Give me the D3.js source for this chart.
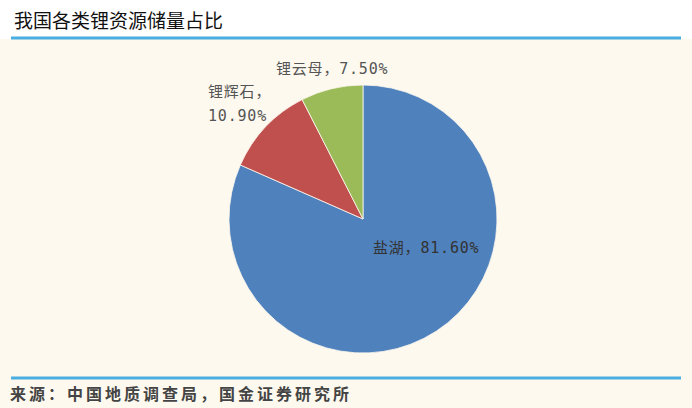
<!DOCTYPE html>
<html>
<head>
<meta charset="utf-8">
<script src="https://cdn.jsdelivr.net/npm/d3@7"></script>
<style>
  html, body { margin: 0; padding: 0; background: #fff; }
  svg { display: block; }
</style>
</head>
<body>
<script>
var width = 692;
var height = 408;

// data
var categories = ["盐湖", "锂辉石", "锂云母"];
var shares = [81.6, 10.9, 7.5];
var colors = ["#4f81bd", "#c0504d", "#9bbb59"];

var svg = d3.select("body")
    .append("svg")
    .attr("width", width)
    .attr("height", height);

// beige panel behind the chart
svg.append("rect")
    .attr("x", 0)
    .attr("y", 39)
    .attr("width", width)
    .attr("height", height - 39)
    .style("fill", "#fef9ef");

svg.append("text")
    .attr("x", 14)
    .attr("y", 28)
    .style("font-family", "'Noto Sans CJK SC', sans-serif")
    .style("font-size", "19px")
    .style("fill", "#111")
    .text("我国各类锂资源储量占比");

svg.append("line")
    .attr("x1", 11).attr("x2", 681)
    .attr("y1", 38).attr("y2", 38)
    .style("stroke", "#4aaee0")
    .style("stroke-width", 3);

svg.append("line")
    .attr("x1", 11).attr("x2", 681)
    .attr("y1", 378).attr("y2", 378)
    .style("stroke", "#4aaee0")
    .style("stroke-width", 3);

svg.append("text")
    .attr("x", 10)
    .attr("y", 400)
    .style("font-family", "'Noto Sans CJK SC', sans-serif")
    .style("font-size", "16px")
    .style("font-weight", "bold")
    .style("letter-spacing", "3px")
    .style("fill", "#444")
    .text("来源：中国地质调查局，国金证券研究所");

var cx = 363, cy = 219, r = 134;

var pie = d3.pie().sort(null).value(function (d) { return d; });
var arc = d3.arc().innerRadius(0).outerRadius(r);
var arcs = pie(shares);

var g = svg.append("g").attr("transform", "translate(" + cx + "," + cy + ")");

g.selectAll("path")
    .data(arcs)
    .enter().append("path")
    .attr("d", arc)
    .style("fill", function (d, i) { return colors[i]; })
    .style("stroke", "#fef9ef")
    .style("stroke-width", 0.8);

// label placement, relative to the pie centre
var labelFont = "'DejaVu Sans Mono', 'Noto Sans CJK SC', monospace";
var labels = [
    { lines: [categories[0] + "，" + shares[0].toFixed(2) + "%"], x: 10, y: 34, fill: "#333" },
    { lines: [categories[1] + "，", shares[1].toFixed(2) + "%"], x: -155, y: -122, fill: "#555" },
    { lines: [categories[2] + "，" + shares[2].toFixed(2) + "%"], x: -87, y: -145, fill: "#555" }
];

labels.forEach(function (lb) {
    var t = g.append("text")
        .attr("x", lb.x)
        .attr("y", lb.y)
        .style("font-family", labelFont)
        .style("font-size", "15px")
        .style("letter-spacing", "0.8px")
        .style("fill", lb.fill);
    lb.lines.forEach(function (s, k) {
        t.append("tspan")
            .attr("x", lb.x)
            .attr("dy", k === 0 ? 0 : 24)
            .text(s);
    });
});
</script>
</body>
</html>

...

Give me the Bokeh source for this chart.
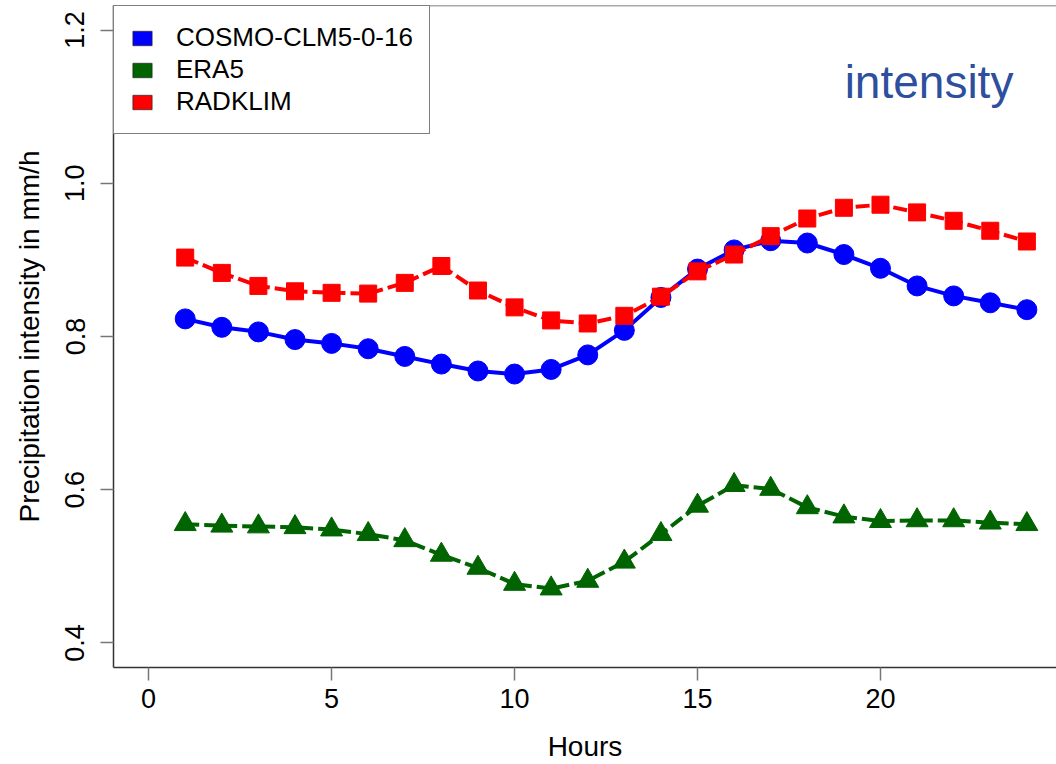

**PROBLEM DESCRIPTION**.
Copy every line of the records above that contains "source".

**TASK RESULT**.
Give me the D3.js source for this chart.
Give me the Bokeh source for this chart.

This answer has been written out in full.